2) Label the stacks from 1 to 10. Get one coin from the 1st stack, 2 coins from the 2nd stack, 3 coins from the 3rd stack, 4 coins from the 4th stack, 5 coins from the 5th stack, 6 coins from the 6th stack, 7 coins from the 7th stack, 8 coins from the 8th stack, 9 coins from the 9th stack, and 10 coins from the 10th stack.
6) Get a container large enough to hold the 55 coins and place it on the pan of the scale or analytical balance.
7) Obtain the tare weight. (or Adjust the scale reading to Zero.)
Place all the 55 coins in the container.
9) Obtain the Net Weight. (or Record the weight.)

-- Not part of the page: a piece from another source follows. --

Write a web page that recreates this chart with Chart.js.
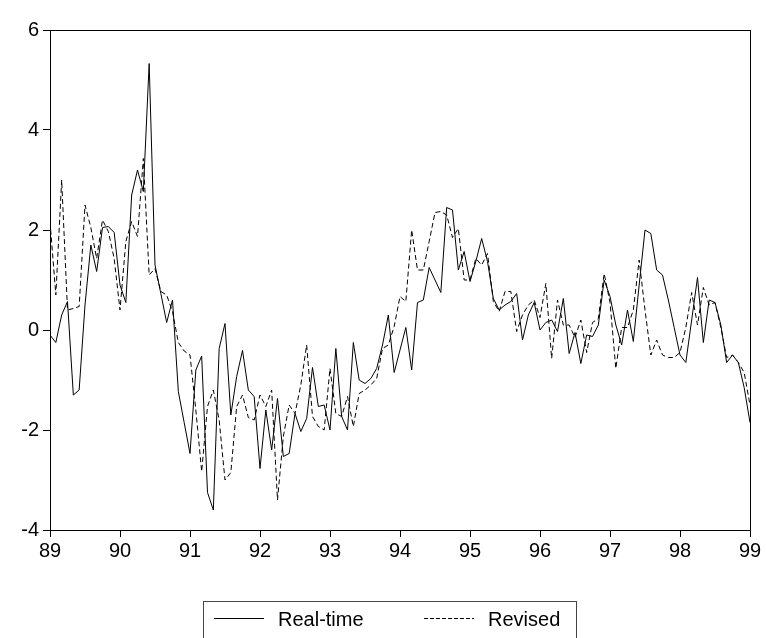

10) Given: Weight of the genuine silver dollar (for purposes of computation, let this weight be 100 grams).
11) Therefore the total weight of the genuine silver dollar should be 5500 grams.
12) Subtract 5500 from step nine.
13) The difference will be the stack number which contains the counterfeit coins.
Please email me if you disagree with my solution.
Good luck.
1…
take 1 coin from stack 1
2 from stack 2
3 from stack 3
etc… weigh the whole group… and subtract from the expected answer and you have the # of the stack which had the counterfeit
masked man, please delete your response.
i have kids that read this that know right from wrong.
With ten objects (stacks of coins), it should only take a maximum of 3 weighings, or possibly only two.
For instance:
Number the stacks 1-10.
Weigh 1: Compare stacks 1-5 together to stacks 6-10 together.
Whichever group of 5 is lightest and is eliminated.
Assume the stacks 1-5 are heaviest..
Weigh 2: Compare stacks 1-2 together to stacks 3-4 together.
If they are equal, then stack 5 is the counterfeit stack and you have determined it in two comparative weighs.
If they are not equal, eliminate the lighter stacks (assume 3-4).
Weigh 3: Compare stack 1 to stack 2.
The heavier is the counterfeit, and it took 3 weighs.